After weeks of complaints from print media, TV reporters and photographers, the U.S. Coast Guard is finally letting up on coverage of the oil disaster on the Gulf ... at least that's the directive of Adm. Thad Allen. In a directive yesterday, Allen established a credentialing policy for working media, allowing them to get closer to the boom zones than the 20 meters previously specified. Says the release:
Previously, media were required to contact local authorities each time they wished to access booming operations. The 20-meter safety zone was created to prevent boats from going over the top of booms; it is not intended to limit media access.
This step will further expand media access to frontlines of the BP oil spill response, and ensure that media representatives have the access they need to report this historic response-while maintaining the effectiveness of more than 560 miles of protective boom currently deployed to protect sensitive shorelines along the Gulf Coast.

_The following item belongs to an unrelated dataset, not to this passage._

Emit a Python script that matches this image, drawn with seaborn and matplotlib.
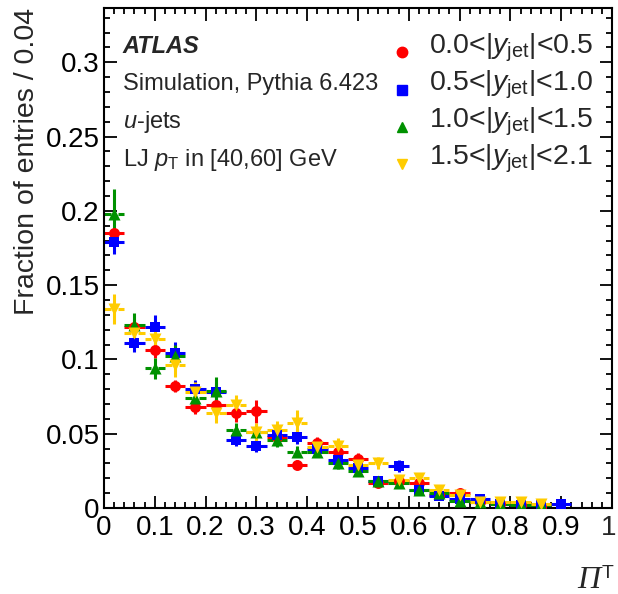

I wish this had been the case on Saturday, when I went out to Grand Isle. This photo sets one of the scenes:
The angle from which this photo was taken is illusory; I was actually up a small hillock when I snapped it, looking down on the beach; when I was on the beach itself, the orange Tiger Dam striping the sand effectively blocked views of the cleanup operations at the shoreline. The gentlemen in the foreground were representatives of Talon Security, who were quick to tell me -- very politely -- where I could and could not go on the beach.
Gambit has applied for credentials, and we'll keep you posted on what we hear.
In other news:
CSI Oil Disaster: Turns out the same UV light used to detect blood at crime scenes may also be of use in oil cleanup, as seen in this photo set from Nat Geo.
Hotline, hotline; calling on the hotline: The helpful folks at the IRS have set up a hotline for anyone who has questions about BP payments, or is experiencing hardships due to the disaster. Call 1-866-562-5227.
Rebuffed twice by the courts, the Obama administration is taking another crack at a moratorium on deep-water drilling, stressing new evidence of safety concerns and no longer basing the moratorium on water depth. But those who challenge the latest ban question whether it complies with a judge's ruling tossing out the first one.
Michelle Obama, barefoot: The first lady visited Panama City Beach, Fla. yesterday to encourage Gulf Coast tourism.
NEW ORLEANS -- Today in this city, the Presidential Commission looking into the Deepwater Horizon disaster is holding its first meeting. Quick question: how quickly after the water receded in the 2005 New Orleans flood did that Presidential commission hold its first meeting? Answer: never, there was no such commission.
Vuvuzelas for Tony Hayward!: A planned protest outside BP's London HQ -- with vuvuzelas! As the donation page states: "Anyone who pledges $10 gets the satisfaction of knowing you just bought a vuvuzela that will undoubtedly frustrate some smug oil baron."